**PROBLEM**: Everything from the line with "Convert this chart to matplotlib code." down to the line with "plt.rcParams['font.family'] = ['Liberation" below must be printed exactly, those two lines included. Exclude pictures.
>> start
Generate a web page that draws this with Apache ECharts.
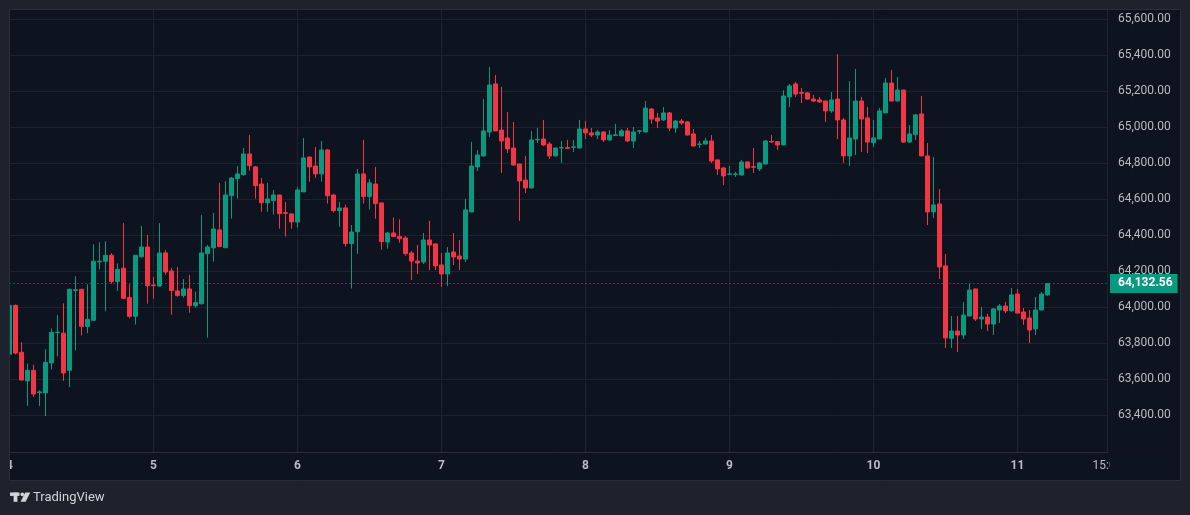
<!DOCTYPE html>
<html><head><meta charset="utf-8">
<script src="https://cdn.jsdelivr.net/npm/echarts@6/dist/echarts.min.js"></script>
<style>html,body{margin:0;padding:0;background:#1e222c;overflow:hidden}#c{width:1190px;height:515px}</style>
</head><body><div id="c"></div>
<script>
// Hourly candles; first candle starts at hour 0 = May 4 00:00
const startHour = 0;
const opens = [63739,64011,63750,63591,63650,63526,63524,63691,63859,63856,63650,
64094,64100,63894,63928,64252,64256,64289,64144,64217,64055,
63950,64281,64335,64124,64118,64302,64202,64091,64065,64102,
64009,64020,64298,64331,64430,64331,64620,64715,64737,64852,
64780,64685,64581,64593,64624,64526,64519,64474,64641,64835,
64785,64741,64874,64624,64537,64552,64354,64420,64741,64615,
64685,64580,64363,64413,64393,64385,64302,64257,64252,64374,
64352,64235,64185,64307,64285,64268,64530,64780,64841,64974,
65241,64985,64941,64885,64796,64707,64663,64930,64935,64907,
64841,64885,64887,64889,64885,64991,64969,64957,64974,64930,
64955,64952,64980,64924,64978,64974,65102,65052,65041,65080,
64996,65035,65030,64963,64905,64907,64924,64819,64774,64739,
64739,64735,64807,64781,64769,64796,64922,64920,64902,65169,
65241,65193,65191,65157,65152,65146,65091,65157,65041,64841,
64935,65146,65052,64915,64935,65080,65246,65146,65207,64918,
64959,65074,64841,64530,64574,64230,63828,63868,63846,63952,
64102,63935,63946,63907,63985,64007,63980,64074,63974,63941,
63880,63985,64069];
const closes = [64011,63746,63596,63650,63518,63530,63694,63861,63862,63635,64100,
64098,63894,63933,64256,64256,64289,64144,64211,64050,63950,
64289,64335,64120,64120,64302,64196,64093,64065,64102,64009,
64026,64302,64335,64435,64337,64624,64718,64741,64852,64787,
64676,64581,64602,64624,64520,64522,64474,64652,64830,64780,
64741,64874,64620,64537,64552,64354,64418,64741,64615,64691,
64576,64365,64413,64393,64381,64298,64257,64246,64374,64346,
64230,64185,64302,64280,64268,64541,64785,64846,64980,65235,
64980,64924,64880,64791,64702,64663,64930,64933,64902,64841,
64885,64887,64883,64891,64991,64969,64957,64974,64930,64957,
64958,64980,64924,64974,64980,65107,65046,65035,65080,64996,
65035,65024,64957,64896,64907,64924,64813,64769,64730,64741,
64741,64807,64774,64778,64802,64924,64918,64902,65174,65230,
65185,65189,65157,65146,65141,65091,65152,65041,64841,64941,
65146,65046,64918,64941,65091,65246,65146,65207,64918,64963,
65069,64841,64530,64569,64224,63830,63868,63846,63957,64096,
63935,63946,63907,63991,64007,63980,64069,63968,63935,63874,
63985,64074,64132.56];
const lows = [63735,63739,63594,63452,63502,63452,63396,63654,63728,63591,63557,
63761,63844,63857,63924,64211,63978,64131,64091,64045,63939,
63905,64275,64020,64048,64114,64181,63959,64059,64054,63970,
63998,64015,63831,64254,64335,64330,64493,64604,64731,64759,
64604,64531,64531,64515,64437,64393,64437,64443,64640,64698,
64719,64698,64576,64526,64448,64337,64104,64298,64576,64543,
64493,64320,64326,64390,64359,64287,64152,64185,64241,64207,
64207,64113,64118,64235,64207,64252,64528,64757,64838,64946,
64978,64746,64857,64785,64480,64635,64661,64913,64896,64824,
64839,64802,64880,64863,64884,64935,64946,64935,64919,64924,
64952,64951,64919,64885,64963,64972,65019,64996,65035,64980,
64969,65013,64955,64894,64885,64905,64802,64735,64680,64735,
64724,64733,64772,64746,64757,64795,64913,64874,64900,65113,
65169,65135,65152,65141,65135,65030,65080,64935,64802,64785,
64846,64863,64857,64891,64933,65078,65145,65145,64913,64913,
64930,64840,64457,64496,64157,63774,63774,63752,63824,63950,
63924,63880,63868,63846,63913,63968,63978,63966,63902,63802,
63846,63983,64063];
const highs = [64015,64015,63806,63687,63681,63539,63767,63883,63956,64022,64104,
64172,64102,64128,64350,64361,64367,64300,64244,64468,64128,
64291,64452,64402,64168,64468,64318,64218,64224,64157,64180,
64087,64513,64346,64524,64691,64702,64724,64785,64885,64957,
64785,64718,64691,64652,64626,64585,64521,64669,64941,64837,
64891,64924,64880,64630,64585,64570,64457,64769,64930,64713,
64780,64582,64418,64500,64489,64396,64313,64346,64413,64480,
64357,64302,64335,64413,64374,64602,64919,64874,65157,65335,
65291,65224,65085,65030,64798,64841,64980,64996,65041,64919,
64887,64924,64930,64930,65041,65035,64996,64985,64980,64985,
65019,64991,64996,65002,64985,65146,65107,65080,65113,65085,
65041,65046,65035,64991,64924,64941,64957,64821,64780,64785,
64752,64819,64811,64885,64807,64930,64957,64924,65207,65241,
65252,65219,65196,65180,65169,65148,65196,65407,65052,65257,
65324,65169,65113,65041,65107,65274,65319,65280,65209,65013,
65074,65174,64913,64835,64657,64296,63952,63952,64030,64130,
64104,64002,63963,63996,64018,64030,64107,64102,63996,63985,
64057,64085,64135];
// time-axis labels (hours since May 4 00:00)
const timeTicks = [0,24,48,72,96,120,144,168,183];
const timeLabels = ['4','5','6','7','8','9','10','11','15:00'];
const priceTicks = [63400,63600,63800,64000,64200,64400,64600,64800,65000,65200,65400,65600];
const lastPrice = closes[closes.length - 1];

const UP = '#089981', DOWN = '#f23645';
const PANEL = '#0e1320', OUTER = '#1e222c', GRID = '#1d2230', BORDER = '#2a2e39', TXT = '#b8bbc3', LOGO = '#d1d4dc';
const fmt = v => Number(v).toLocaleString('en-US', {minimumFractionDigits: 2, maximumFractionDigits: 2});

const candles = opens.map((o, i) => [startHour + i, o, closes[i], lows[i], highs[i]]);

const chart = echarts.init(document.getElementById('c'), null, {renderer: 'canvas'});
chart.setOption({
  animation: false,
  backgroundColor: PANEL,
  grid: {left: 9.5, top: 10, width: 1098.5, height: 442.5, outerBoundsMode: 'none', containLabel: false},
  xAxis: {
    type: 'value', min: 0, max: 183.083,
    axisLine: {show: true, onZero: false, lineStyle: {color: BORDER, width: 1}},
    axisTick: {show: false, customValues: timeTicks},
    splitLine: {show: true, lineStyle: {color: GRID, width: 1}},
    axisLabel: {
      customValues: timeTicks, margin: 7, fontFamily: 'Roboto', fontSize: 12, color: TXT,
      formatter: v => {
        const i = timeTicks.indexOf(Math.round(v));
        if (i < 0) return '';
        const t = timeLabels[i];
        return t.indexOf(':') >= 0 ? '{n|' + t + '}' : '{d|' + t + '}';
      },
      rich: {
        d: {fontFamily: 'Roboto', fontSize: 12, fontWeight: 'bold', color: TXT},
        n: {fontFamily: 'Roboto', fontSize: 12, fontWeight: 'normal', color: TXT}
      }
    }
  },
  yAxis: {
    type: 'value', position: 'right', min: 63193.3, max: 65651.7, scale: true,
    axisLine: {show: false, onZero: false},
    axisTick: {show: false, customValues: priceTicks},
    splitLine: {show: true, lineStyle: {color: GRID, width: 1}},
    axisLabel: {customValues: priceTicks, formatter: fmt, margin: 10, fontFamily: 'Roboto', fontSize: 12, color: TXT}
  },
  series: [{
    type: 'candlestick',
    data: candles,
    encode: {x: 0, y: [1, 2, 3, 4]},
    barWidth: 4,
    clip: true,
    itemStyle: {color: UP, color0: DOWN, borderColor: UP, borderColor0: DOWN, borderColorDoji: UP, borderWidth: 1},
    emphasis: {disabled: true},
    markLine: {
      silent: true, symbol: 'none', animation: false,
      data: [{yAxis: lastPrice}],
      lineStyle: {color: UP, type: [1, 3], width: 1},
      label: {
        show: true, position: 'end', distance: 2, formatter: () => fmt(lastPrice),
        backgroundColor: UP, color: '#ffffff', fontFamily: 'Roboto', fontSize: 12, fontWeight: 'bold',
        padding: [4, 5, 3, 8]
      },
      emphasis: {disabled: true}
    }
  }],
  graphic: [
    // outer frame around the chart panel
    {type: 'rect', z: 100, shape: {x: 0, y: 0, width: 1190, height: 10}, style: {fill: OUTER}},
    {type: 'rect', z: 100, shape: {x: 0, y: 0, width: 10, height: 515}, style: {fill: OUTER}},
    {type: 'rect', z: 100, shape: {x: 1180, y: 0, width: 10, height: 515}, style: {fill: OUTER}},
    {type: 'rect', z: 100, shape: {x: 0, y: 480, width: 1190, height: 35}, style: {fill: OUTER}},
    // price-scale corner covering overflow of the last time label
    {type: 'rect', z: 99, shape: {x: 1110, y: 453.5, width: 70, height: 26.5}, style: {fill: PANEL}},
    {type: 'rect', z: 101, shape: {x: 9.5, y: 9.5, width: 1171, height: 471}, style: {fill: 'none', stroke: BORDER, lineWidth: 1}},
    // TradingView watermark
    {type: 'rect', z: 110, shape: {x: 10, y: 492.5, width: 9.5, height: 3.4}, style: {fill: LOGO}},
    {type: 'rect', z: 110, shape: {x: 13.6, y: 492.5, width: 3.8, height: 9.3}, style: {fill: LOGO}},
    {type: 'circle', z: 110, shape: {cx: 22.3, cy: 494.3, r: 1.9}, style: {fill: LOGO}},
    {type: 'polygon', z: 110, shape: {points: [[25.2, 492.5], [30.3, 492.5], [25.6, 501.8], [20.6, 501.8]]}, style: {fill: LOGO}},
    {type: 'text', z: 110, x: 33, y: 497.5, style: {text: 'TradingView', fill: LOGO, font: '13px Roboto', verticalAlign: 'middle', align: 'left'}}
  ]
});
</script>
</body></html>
>> end
>> start
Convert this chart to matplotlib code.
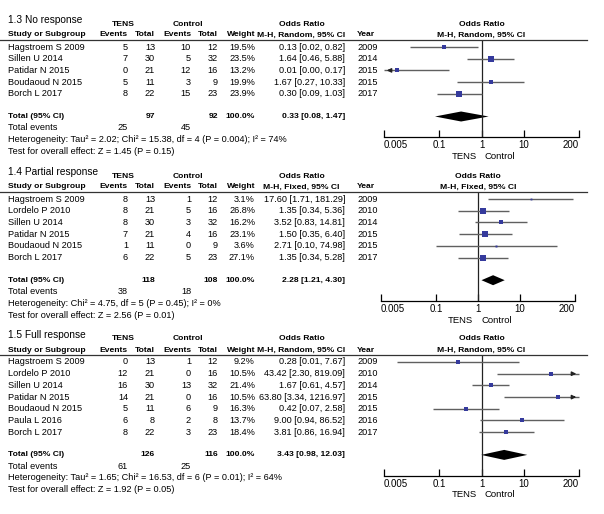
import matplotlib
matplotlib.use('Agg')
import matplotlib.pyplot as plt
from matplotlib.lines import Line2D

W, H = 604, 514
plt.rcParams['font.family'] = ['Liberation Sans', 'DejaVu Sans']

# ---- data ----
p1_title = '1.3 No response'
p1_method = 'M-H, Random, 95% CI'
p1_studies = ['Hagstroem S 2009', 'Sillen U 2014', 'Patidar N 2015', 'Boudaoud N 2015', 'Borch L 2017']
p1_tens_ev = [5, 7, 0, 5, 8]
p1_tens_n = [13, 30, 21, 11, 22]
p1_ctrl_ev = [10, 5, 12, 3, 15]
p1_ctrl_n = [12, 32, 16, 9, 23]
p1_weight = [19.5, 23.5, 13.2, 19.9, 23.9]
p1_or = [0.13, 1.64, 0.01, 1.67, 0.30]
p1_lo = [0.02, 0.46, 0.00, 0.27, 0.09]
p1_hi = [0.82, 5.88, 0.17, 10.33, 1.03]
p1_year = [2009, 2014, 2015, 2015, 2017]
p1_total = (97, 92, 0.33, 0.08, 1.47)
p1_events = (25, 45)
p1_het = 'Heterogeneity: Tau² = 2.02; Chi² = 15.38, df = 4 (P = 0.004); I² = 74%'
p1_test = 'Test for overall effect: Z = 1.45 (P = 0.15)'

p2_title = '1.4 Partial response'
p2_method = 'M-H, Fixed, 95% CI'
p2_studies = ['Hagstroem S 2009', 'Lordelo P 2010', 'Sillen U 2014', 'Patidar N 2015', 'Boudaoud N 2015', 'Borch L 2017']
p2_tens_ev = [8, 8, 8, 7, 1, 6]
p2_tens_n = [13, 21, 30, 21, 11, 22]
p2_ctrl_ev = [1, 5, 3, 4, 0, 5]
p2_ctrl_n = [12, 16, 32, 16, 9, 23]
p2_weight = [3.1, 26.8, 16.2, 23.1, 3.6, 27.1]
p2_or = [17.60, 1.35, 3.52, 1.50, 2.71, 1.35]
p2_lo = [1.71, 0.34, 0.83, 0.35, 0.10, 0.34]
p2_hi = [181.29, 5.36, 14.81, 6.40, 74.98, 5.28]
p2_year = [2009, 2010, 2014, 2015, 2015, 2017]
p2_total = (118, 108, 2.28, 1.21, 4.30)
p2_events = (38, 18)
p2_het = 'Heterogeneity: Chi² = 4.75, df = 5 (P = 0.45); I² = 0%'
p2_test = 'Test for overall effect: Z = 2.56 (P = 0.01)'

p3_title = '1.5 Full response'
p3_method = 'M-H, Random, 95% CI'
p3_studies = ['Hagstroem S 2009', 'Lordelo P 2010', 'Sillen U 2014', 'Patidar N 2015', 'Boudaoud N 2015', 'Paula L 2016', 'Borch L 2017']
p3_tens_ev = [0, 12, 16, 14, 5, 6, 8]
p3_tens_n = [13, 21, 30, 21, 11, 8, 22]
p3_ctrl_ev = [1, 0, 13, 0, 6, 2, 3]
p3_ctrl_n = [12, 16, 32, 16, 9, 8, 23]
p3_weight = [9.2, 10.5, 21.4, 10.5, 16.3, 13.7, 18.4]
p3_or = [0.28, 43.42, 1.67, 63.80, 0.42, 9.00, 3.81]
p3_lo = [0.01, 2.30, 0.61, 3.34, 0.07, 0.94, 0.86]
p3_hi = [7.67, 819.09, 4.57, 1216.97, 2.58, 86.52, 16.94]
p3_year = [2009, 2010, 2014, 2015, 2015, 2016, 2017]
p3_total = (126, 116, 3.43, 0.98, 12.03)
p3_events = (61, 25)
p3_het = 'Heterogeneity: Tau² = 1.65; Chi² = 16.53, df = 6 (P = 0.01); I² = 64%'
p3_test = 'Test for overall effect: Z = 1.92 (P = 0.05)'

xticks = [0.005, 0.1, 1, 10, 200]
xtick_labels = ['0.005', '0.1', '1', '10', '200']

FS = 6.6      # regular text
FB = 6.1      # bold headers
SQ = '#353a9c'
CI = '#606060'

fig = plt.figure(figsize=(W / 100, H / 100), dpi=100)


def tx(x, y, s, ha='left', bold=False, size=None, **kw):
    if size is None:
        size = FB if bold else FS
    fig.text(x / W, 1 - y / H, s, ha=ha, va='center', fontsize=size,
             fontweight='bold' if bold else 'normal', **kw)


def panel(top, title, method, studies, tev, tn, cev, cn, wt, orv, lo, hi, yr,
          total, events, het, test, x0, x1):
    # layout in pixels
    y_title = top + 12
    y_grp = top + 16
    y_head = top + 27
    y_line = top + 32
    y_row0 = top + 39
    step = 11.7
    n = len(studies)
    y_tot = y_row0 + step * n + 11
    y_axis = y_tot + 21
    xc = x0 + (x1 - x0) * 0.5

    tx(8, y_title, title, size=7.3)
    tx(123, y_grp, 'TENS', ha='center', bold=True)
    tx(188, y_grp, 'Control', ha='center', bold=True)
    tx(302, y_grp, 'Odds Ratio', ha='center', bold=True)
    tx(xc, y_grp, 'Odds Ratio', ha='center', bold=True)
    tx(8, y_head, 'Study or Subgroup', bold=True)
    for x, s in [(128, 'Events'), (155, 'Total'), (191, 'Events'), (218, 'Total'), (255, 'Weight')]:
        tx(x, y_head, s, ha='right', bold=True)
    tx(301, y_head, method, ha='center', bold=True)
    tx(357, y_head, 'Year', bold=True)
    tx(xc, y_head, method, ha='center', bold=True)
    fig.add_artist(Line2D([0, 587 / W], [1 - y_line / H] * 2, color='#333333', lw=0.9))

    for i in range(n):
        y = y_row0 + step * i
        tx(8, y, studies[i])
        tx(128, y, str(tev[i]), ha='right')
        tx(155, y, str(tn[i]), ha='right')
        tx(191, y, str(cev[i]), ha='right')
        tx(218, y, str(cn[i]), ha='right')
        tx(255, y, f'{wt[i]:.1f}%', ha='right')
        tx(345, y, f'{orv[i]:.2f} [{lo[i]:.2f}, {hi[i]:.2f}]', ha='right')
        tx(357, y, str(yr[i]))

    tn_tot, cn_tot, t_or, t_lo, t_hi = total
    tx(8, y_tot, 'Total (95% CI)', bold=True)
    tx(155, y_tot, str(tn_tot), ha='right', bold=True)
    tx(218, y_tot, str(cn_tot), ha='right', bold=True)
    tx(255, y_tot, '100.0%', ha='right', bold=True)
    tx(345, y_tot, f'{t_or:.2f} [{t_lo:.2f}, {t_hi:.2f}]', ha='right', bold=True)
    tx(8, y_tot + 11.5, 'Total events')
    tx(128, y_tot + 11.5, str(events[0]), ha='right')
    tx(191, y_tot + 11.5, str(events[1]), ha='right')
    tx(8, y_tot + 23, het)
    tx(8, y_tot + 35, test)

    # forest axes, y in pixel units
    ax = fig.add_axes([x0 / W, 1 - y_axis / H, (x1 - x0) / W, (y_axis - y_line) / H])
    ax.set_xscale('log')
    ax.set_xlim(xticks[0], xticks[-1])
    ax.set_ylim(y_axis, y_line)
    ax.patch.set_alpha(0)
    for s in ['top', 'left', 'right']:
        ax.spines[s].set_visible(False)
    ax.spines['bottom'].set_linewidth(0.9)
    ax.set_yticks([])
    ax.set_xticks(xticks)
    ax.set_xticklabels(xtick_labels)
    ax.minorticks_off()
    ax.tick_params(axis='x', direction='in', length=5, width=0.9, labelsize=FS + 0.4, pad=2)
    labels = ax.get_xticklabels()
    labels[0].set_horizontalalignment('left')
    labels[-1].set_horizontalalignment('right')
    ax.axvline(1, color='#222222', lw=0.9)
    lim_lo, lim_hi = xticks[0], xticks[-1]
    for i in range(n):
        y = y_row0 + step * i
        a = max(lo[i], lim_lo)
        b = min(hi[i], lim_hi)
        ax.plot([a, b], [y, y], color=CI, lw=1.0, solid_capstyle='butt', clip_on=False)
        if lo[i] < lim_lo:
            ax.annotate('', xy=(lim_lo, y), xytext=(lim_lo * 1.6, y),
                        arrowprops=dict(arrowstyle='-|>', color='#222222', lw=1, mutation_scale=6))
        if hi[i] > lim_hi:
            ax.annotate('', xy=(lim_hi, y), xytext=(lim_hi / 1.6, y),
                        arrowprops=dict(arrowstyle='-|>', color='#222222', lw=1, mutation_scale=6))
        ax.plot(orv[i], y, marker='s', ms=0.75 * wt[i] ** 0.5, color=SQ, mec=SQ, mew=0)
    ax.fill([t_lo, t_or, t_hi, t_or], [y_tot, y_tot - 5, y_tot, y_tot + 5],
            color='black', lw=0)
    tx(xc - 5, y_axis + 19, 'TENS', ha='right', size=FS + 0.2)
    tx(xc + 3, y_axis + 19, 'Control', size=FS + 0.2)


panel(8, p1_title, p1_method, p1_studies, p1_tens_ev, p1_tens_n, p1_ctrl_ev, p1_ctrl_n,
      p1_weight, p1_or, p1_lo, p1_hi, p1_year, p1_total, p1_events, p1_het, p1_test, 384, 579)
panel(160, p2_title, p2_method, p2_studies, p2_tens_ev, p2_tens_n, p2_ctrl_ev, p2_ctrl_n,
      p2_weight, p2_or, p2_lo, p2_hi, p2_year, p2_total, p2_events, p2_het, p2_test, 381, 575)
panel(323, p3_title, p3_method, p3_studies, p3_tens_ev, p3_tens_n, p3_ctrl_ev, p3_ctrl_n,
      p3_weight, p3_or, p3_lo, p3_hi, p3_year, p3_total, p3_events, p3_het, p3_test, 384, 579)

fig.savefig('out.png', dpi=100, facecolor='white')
>> end
**FULL OUTPUT**:
Convert this chart to matplotlib code.
import matplotlib
matplotlib.use('Agg')
import matplotlib.pyplot as plt
from matplotlib.lines import Line2D

W, H = 604, 514
plt.rcParams['font.family'] = ['Liberation Sans', 'DejaVu Sans']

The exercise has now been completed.